Eric Jean ha querido dar al montaje de Testamento un aire elegíaco, convertirlo en una despedida que mezcla de celebración y agonía. Pero lo que le ha salido es un revoltijo que, pese a la fuerza de su tema, en ningún momento llega al espectador. De hecho esta obra es la demostración palpable de que ese tipo de poesía que se regodea en expresiones malsonantes y pretendida transgresión, no es capaz de ocultar que en realidad sigue siendo cursi, que es el peor tipo de poesía. En repetidas ocasiones el texto trata de crear un impresión de elevación, de trascendencia, pero es una pena que simplemente sea grandilocuente y un poco ridículo.

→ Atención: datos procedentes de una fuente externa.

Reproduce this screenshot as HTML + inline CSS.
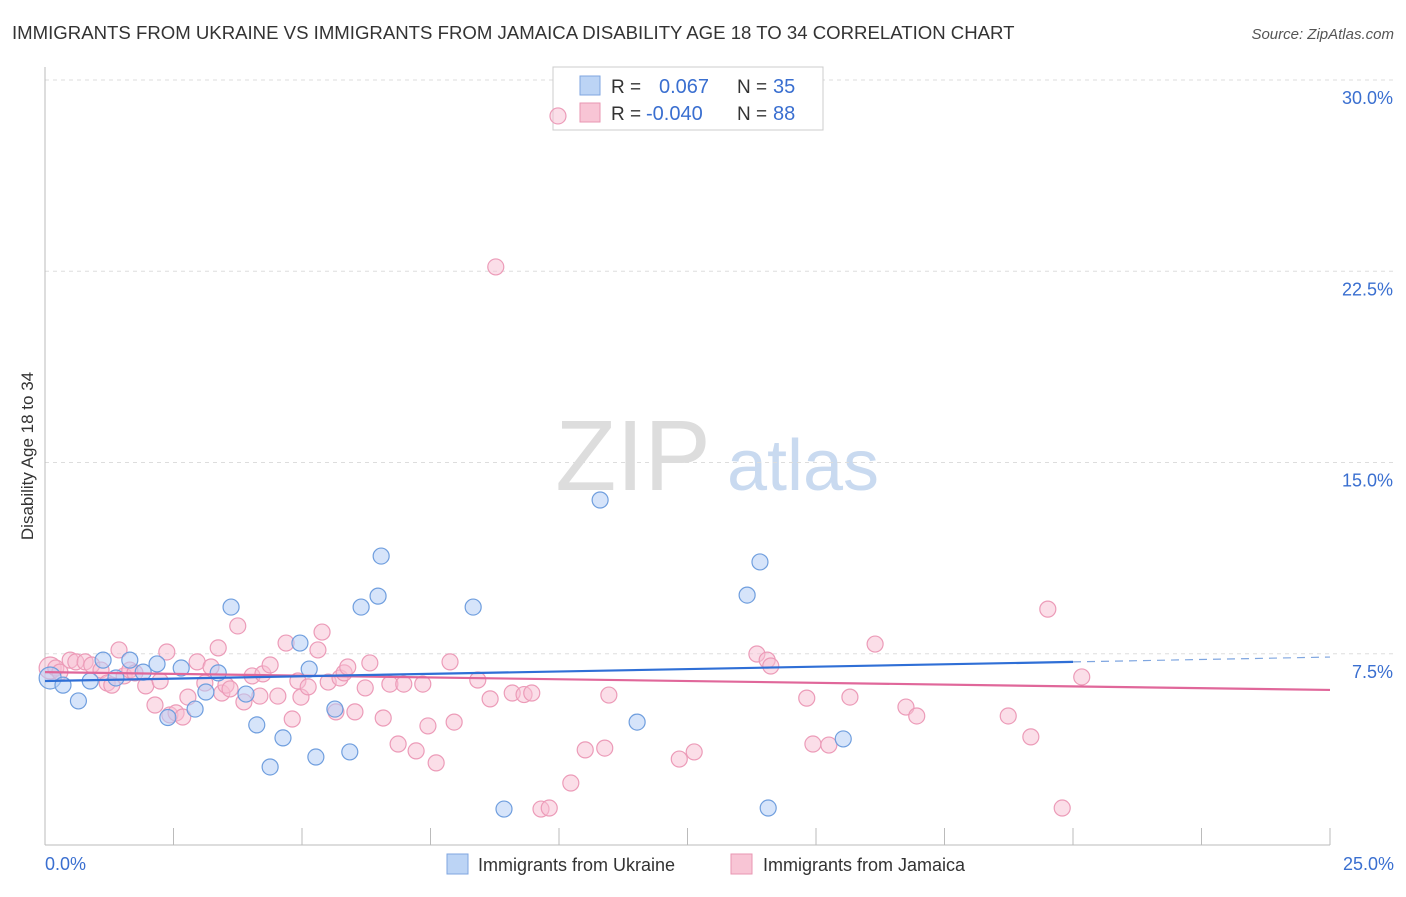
<!DOCTYPE html>
<html><head><meta charset="utf-8"><style>
body{margin:0;background:#fff;font-family:"Liberation Sans",sans-serif;}
svg text{font-family:"Liberation Sans",sans-serif;}
</style></head><body>
<svg id="chart" width="1406" height="892" xmlns="http://www.w3.org/2000/svg">
<text x="12" y="39" font-size="18.6" fill="#333">IMMIGRANTS FROM UKRAINE VS IMMIGRANTS FROM JAMAICA DISABILITY AGE 18 TO 34 CORRELATION CHART</text>
<text x="1394" y="39" font-size="15" fill="#555" text-anchor="end" font-style="italic">Source: ZipAtlas.com</text>
<text x="633" y="490" font-size="100" fill="#ddd" text-anchor="middle" font-family="Liberation Serif">ZIP</text>
<text x="803" y="490" font-size="72" fill="#c9daf0" text-anchor="middle">atlas</text>
<g id="grid"></g>
<line x1="45" y1="67" x2="45" y2="845" stroke="#bbb"/>
<line x1="45" y1="845" x2="1330" y2="845" stroke="#bbb"/>
<text transform="translate(33,456) rotate(-90)" font-size="17" fill="#333" text-anchor="middle">Disability Age 18 to 34</text>
<text x="45" y="870" font-size="18" fill="#3a6fd0">0.0%</text>
<text x="1394" y="870" font-size="18" fill="#3a6fd0" text-anchor="end">25.0%</text>
<g>
<rect x="553" y="67" width="270" height="63" fill="#fff" stroke="#ccc"/>
<rect x="580" y="76" width="20" height="19" fill="#bcd4f5" stroke="#7fa6e0"/>
<rect x="580" y="103" width="20" height="19" fill="#f8c5d5" stroke="#e896b2"/>
<text x="611" y="93" font-size="19" fill="#333">R = </text><text x="659" y="93" font-size="20" fill="#3a6fd0">0.067</text>
<text x="737" y="93" font-size="19" fill="#333">N = </text><text x="773" y="93" font-size="20" fill="#3a6fd0">35</text>
<text x="611" y="120" font-size="19" fill="#333">R = </text><text x="646" y="120" font-size="20" fill="#3a6fd0">-0.040</text>
<text x="737" y="120" font-size="19" fill="#333">N = </text><text x="773" y="120" font-size="20" fill="#3a6fd0">88</text>
</g>
<g id="pts"></g>
<g id="lines"></g>
<g>
<rect x="447" y="854" width="21" height="20" fill="#bcd4f5" stroke="#7fa6e0"/>
<text x="478" y="871" font-size="18" fill="#333">Immigrants from Ukraine</text>
<rect x="731" y="854" width="21" height="20" fill="#f8c5d5" stroke="#e896b2"/>
<text x="763" y="871" font-size="18" fill="#333">Immigrants from Jamaica</text>
</g>
</svg>
<script>
const yTicks=[7.5,15,22.5,30];
const yTickLabels=["7.5%","15.0%","22.5%","30.0%"];
const ukrX=[0.1,0.35,0.65,0.88,1.13,1.38,1.65,1.91,2.18,2.39,2.65,2.92,3.13,3.37,3.62,3.91,4.12,4.38,4.63,4.96,5.14,5.27,5.64,5.93,6.15,6.48,6.54,8.33,8.93,10.8,11.52,13.66,13.91,14.07,15.53];
const ukrY=[6.55,6.27,5.65,6.43,7.25,6.55,7.25,6.78,7.1,5.0,6.94,5.33,6.0,6.75,9.33,5.92,4.71,3.06,4.2,7.92,6.9,3.45,5.33,3.65,9.33,9.76,11.33,9.33,1.41,13.53,4.82,9.8,11.1,1.45,4.16];
const jamX=[0.1,0.21,0.29,0.49,0.6,0.78,0.91,1.09,1.21,1.3,1.44,1.54,1.65,1.75,1.96,2.14,2.24,2.37,2.43,2.55,2.68,2.78,2.96,3.11,3.23,3.37,3.44,3.52,3.6,3.75,3.87,4.03,4.18,4.24,4.38,4.53,4.69,4.81,4.92,4.98,5.12,5.31,5.39,5.51,5.66,5.74,5.82,5.89,6.03,6.23,6.32,6.58,6.71,6.87,6.98,7.22,7.35,7.45,7.61,7.88,7.96,8.42,8.66,8.77,9.09,9.32,9.47,9.65,9.81,9.98,10.23,10.51,10.89,10.97,12.34,12.63,13.85,14.05,14.12,14.82,14.94,15.25,15.66,16.15,16.75,16.96,18.74,19.18,19.51,19.79,20.17];
const jamY=[6.94,6.94,6.78,7.25,7.18,7.18,7.06,6.86,6.35,6.27,7.65,6.63,6.86,6.75,6.24,5.49,6.43,7.57,5.1,5.18,5.02,5.8,7.18,6.35,6.98,7.73,5.96,6.27,6.12,8.59,5.61,6.63,5.84,6.71,7.06,5.84,7.92,4.94,6.43,5.8,6.2,7.65,8.35,6.39,5.22,6.55,6.75,6.98,5.22,6.16,7.14,4.98,6.31,3.96,6.31,3.69,6.31,4.67,3.22,7.18,4.82,6.47,5.73,22.67,5.96,5.9,5.96,1.41,1.45,28.59,2.43,3.73,3.8,5.88,3.37,3.65,7.49,7.25,7.02,5.76,3.96,3.92,5.8,7.88,5.41,5.06,5.06,4.24,9.25,1.45,6.59];
const ukrTrend=[[0,6.43],[20,7.18]];
const ukrTrendExt=[[20,7.18],[25,7.37]];
const jamTrend=[[0,6.78],[25,6.08]];
const X=v=>45+v*51.4, Y=v=>845-v*25.5;
const NS="http://www.w3.org/2000/svg";
const grid=document.getElementById('grid');
yTicks.forEach((t,i)=>{
 const l=document.createElementNS(NS,'line');
 
 
 l.setAttribute('x1',45);l.setAttribute('x2',1394);l.setAttribute('y1',Y(t));l.setAttribute('y2',Y(t));
 l.setAttribute('stroke','#ddd');l.setAttribute('stroke-dasharray','4,4');grid.appendChild(l);
 const tx=document.createElementNS(NS,'text');
 
 
 tx.setAttribute('x',1393);tx.setAttribute('y',Y(t)+24);tx.setAttribute('text-anchor','end');
 tx.setAttribute('font-size','18');tx.setAttribute('fill','#3a6fd0');tx.textContent=yTickLabels[i];grid.appendChild(tx);
});
for(let i=1;i<=10;i++){
 const l=document.createElementNS(NS,'line');
 
 
 l.setAttribute('x1',X(i*2.5));l.setAttribute('x2',X(i*2.5));l.setAttribute('y1',828);l.setAttribute('y2',845);
 l.setAttribute('stroke','#bbb');grid.appendChild(l);
}
const pts=document.getElementById('pts');
function dots(xs,ys,fill,stroke,name){
 xs.forEach((x,i)=>{
  const c=document.createElementNS(NS,'circle');
  
  
  c.setAttribute('cx',X(x));c.setAttribute('cy',Y(ys[i]));c.setAttribute('r',i===0?11:8);
  c.setAttribute('fill',fill);c.setAttribute('stroke',stroke);c.setAttribute('stroke-width','1.2');
  pts.appendChild(c);
 });
}
dots(jamX,jamY,'rgba(248,190,210,0.5)','#ec9bb8','jamaica-point');
dots(ukrX,ukrY,'rgba(180,205,245,0.55)','#6f9ede','ukraine-point');
const lines=document.getElementById('lines');
function ln(p,col,name,dash){
 const l=document.createElementNS(NS,'line');
 
 
 l.setAttribute('x1',X(p[0][0]));l.setAttribute('y1',Y(p[0][1]));l.setAttribute('x2',X(p[1][0]));l.setAttribute('y2',Y(p[1][1]));
 l.setAttribute('stroke',col);l.setAttribute('stroke-width',dash?1.2:2.2);
 if(dash)l.setAttribute('stroke-dasharray','8,6');
 lines.appendChild(l);
}
ln(jamTrend,'#e0679a','jamaica-trend-line');
ln(ukrTrend,'#2f6fd6','ukraine-trend-line');
ln(ukrTrendExt,'#7fa6e0','ukraine-trend-extension',true);
</script>
</body></html>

Para amenizar la velada abundan las canciones (por suerte no de Leonard Cohen), en general bien interpretadas, pero que no consiguen escapar al aire de banalidad de toda la obra. También hay diversas monerías que tratan de dotar de algo de fondo lo que es pura superficialidad, pero en ningún caso pasan de ser tiros con pólvora mojada. Los intérpretes, muy jóvenes, deberían contagiar verdad, pero se mueven con desgana, con esa rebeldía impostada que tanto molesta en la publicidad y que en un teatro todavía canta más. Eso sí, cosas peores hemos visto en este ciclo, y sin embargo la claque se mostró más fría que en cualquiera de las otras funciones. Será agotamiento.